Where did bias term go in these small GPT models?
Did you guys know that some of the small to medium #gpt models (e.g., nanoGPT) don’t use bias term?
The bias term is important because it provides additional degree of freedom to the model and thus better fit the model to the data.
For instance, imagine a simple linear regression with the simplest affine function which passes through at origin. If there is no bias term, it will always pass through the origin leading to a poor fit.
Then why are these #gpt models able to perform well without these bias terms? These terms certainly adds computational complexity, but for the right value especially for #nlp tasks where inputs are variable.
Turns out, Layer Normalization (LN) compensates for the absence of a bias term. It’s the concept first introduced by #geoffreyhinton and his team in this paper in 2016 [1]. As per the paper, LN was designed to overcome the drawbacks of Batch Normalization (BN) where the expectation is calculated by passing through the entire training dataset generally making it computationally impractical, thus this relies on parameter estimation through mini-batch. Then this puts constrains on the size of a mini-batch.

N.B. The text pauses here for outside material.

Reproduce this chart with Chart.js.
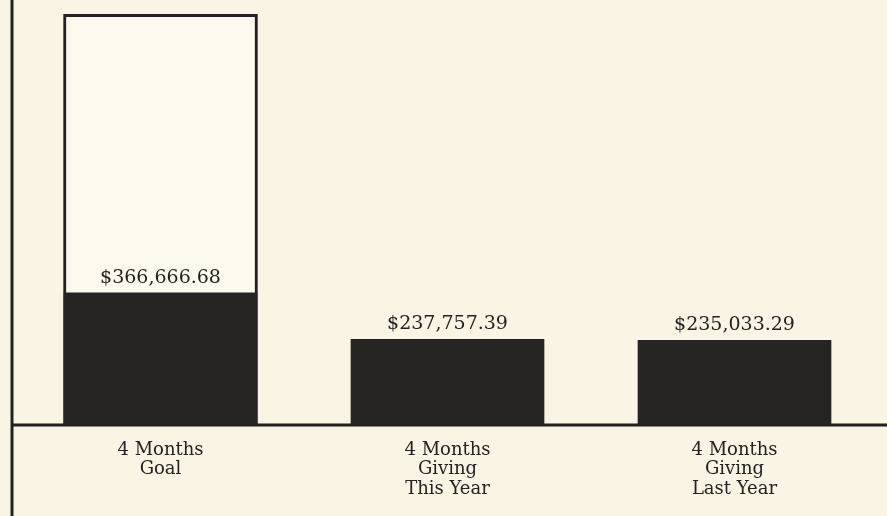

LN instead sums over all the hidden units in the same layer. This is because one layer’s output is its subsequent layer’s input, hence this causes highly correlated changes. Therefore, each hidden layer shares the same mean and variance instead of per batch as you would see in BN.

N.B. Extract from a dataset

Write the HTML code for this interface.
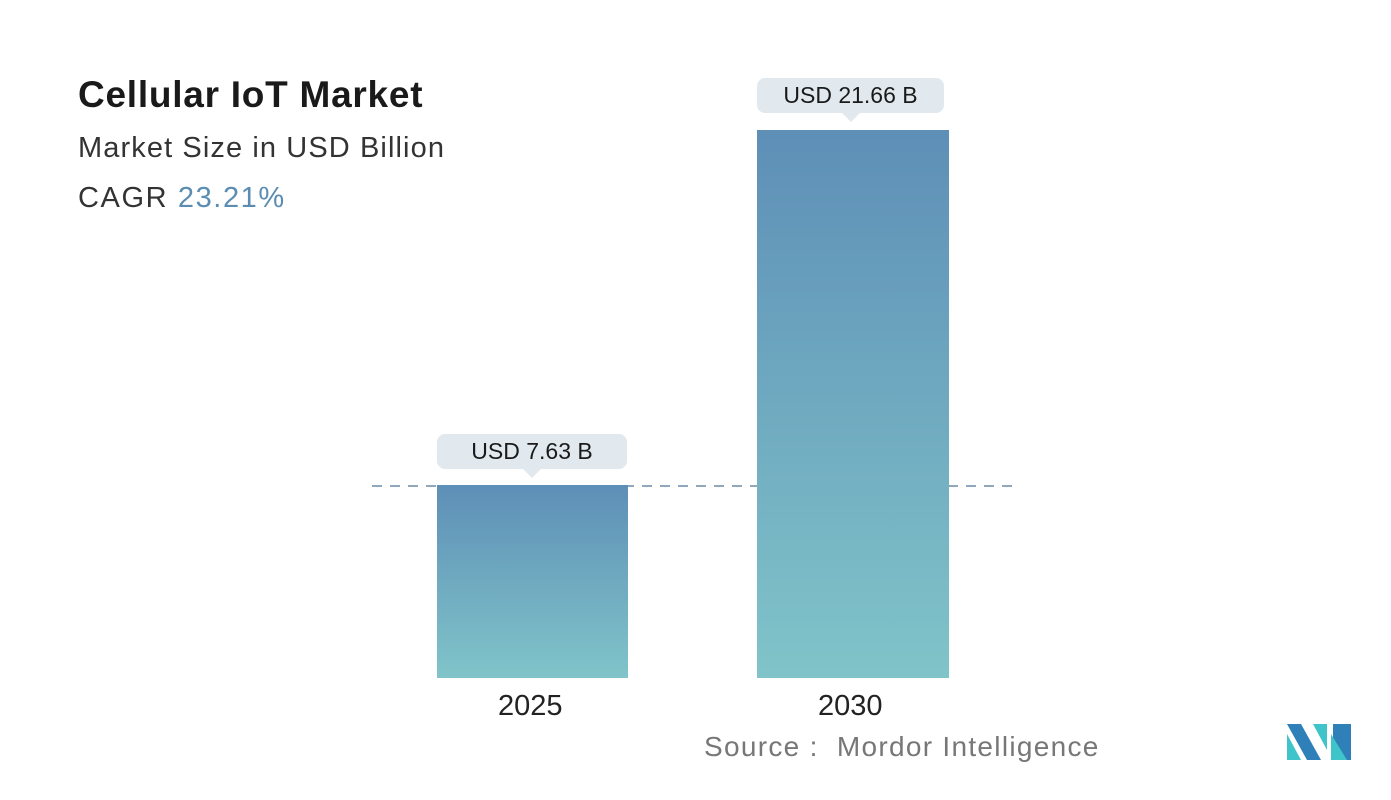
<!DOCTYPE html>
<html><head><style>
body{margin:0;width:1391px;height:800px;background:#fff;position:relative;overflow:hidden;font-family:"Liberation Sans",sans-serif;}
.t{position:absolute;white-space:nowrap;}
.bar{position:absolute;background:linear-gradient(#5e8fb7,#80c4c9);}
.lab{position:absolute;background:#e1e9ee;border-radius:8px;text-align:center;font-size:23px;color:#1a1a1a;line-height:35px;}
.lab:after{content:"";position:absolute;left:50%;bottom:-9px;margin-left:-9px;border-left:9px solid transparent;border-right:9px solid transparent;border-top:9px solid #e1e9ee;}
</style></head><body>
<div class="t" style="left:78px;top:74px;font-size:37px;font-weight:bold;color:#1a1a1a;letter-spacing:0.75px;">Cellular IoT Market</div>
<div class="t" style="left:78px;top:132px;font-size:29px;color:#333;letter-spacing:1.1px;">Market Size in USD Billion</div>
<div class="t" style="left:78px;top:182px;font-size:29px;color:#333;letter-spacing:1.6px;">CAGR <span style="color:#5b8db3">23.21%</span></div>
<svg style="position:absolute;left:0;top:0" width="1391" height="800"><line x1="372" y1="486" x2="1018" y2="486" stroke="#6b8aa5" stroke-width="1.5" stroke-dasharray="10,8"/></svg>
<div class="bar" style="left:437px;top:485px;width:191px;height:193px;"></div>
<div class="bar" style="left:757px;top:130px;width:192px;height:548px;"></div>
<div class="lab" style="left:437px;top:434px;width:190px;height:35px;">USD 7.63 B</div>
<div class="lab" style="left:757px;top:78px;width:187px;height:35px;">USD 21.66 B</div>
<div class="t" style="left:498px;top:690px;font-size:29px;color:#222;">2025</div>
<div class="t" style="left:818px;top:690px;font-size:29px;color:#222;">2030</div>
<div class="t" style="left:704px;top:731px;font-size:28px;color:#777;letter-spacing:1.3px;">Source :&nbsp; Mordor Intelligence</div>
<svg style="position:absolute;left:1287px;top:724px" width="64" height="36">
<polygon points="0,0 14,0 34,36 20,36" fill="#2f80b8"/>
<polygon points="0,10 0,36 14,36" fill="#3ec4c9"/>
<polygon points="26,0 40,0 40,26" fill="#3ec4c9"/>
<polygon points="46,0 64,0 64,36 46,36" fill="#2f80b8"/>
<polygon points="44,10 44,36 60,36" fill="#3ec4c9"/>
</svg>
</body></html>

More importantly, this is important in the case where the test sequence is longer than the training because BN depends on separate statistics per time step whereas LN no longer has such problem as it only depends on the summed inputs to a layer at the current time-step.
This doesn’t mean LN should completely replace BN. For instance, BN is known to work well with CNN while LN is particularly useful with sequence-based tasks (e.g., NLP). Having these architectural understanding behind #neuralnetworks is helpful to your AI/ML/DS practice!